• **TO DO**
Pick out all lines of the entries that include the word "this" and copy them.

START GIVEN RECORDS

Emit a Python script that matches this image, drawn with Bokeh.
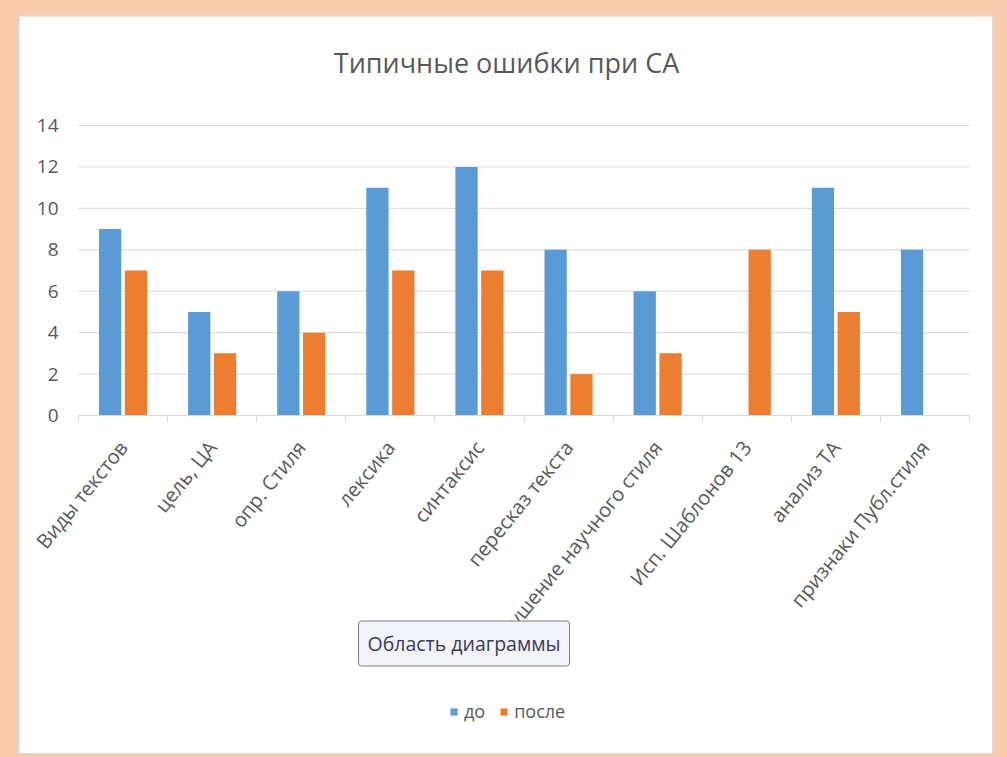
from bokeh.plotting import figure
from bokeh.models import (Range1d, LinearAxis, FixedTicker, Legend, LegendItem, Label,
                          ColumnDataSource)
from bokeh.layouts import column
from bokeh.embed import file_html
from bokeh.resources import INLINE
from bokeh.transform import dodge

categories = ["Виды текстов", "цель, ЦА", "опр. Стиля", "лексика", "синтаксис",
              "пересказ текста", "Нарушение научного стиля", "Исп. Шаблонов 13",
              "анализ ТА", "признаки Публ.стиля"]
before = [9, 5, 6, 11, 12, 8, 6, 0, 11, 8]
after = [7, 3, 4, 7, 7, 2, 3, 8, 5, 0]
series_names = ["до", "после"]
title_text = "Типичные ошибки при СА"
tooltip_text = "Область диаграммы"
y_ticks = [0, 2, 4, 6, 8, 10, 12, 14]

BLUE = "#5B9BD5"
ORANGE = "#ED7D31"
GRID = "#D9D9D9"
TXT = "#595959"
FONT = "Open Sans"

# layout geometry (pixels) of the chart box
W, H = 975, 739
PLOT_L, PLOT_R, PLOT_T, PLOT_B = 59, 950, 109, 399   # data area inside the box

n = len(categories)
idx = list(range(n))
src = ColumnDataSource(dict(idx=idx, cat=categories, before=before, after=after))

x0, x1 = -0.5, n - 0.5
y0, y1 = 0, 14
px_x = (PLOT_R - PLOT_L) / (x1 - x0)
px_y = (PLOT_B - PLOT_T) / (y1 - y0)
x_range = Range1d(x0 - PLOT_L / px_x, x1 + (W - PLOT_R) / px_x)
y_range = Range1d(y0 - (H - PLOT_B) / px_y, y1 + PLOT_T / px_y)

p = figure(x_range=x_range, y_range=y_range, width=W, height=H,
           output_backend="svg", toolbar_location=None,
           x_axis_location=None, y_axis_location=None, min_border=0)
p.center = []
p.outline_line_color = None
p.background_fill_color = "white"
p.border_fill_color = "white"
p.margin = (23, 14, 3, 26)
p.styles = {"border": "1px solid #D9D9D9"}

# horizontal gridlines over the category span
p.segment(x0=[x0] * len(y_ticks), x1=[x1] * len(y_ticks), y0=y_ticks, y1=y_ticks,
          line_color=GRID, line_width=1)

cat_axis = LinearAxis(ticker=FixedTicker(ticks=idx,
                                         minor_ticks=[i - 0.5 for i in range(n + 1)]),
                      major_label_overrides={i: c for i, c in zip(idx, categories)},
                      fixed_location=0, bounds=(x0, x1),
                      axis_line_color=GRID, major_tick_line_color=None,
                      major_tick_out=0, major_tick_in=0,
                      minor_tick_line_color=GRID, minor_tick_out=6, minor_tick_in=0,
                      major_label_orientation=0.89,
                      major_label_text_font_size="20px",
                      major_label_text_color=TXT,
                      major_label_text_font=FONT,
                      major_label_standoff=22)
p.add_layout(cat_axis, "below")

y_axis = LinearAxis(ticker=FixedTicker(ticks=y_ticks), fixed_location=x0,
                    axis_line_color=None, major_tick_line_color=None,
                    minor_tick_line_color=None, major_tick_out=0,
                    major_label_text_font_size="19px", major_label_text_color=TXT,
                    major_label_text_font=FONT, major_label_standoff=20)
p.add_layout(y_axis, "left")

r1 = p.vbar(x=dodge("idx", -0.145), top="before", width=0.25,
            source=src, fill_color=BLUE, line_color=None)
r2 = p.vbar(x=dodge("idx", 0.145), top="after", width=0.25,
            source=src, fill_color=ORANGE, line_color=None)

legend = Legend(items=[LegendItem(label=series_names[0], renderers=[r1]),
                       LegendItem(label=series_names[1], renderers=[r2])],
                orientation="horizontal", location=(430, 32),
                border_line_color=None, background_fill_alpha=0,
                label_text_font_size="18px", label_text_color=TXT,
                label_text_font=FONT, glyph_width=9, glyph_height=9,
                spacing=14, label_standoff=6, margin=0, padding=2)
p.add_layout(legend, "center")

p.add_layout(Label(x=487, y=693, x_units="screen", y_units="screen", text=title_text,
                   text_align="center", text_baseline="middle",
                   text_font_size="27px", text_color=TXT, text_font=FONT))

# tooltip box (as in the screenshot)
p.add_layout(Label(x=343, y=108, x_units="screen", y_units="screen", text=tooltip_text,
                   text_baseline="middle", text_font_size="19.5px", text_alpha=0,
                   text_font=FONT, background_fill_color="#8C8C8C",
                   background_fill_alpha=0.45, padding=9, border_radius=3))
p.add_layout(Label(x=339, y=112, x_units="screen", y_units="screen", text=tooltip_text,
                   text_baseline="middle", text_font_size="19.5px", text_color="#3B3B5B",
                   text_font=FONT, background_fill_color="#F3F3FA",
                   border_line_color="#7F7F7F", padding=9, border_radius=3))

layout = column(p, width=1015, height=765,
                styles={"margin": "-8px", "background-color": "#F8CBAD"})

open("out.html", "w").write(file_html(layout, INLINE))
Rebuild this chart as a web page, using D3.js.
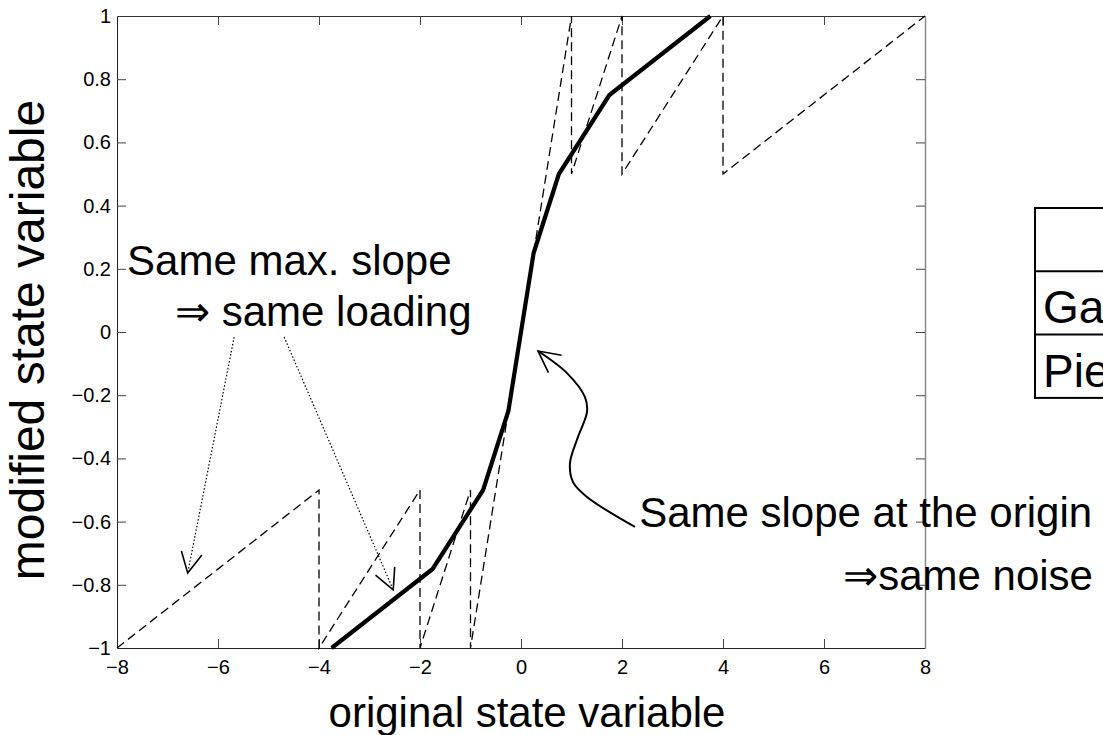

END GIVEN RECORDS

• **EXPECTED ANSWER**
Emit a Python script that matches this image, drawn with Bokeh.
Rebuild this chart as a web page, using D3.js.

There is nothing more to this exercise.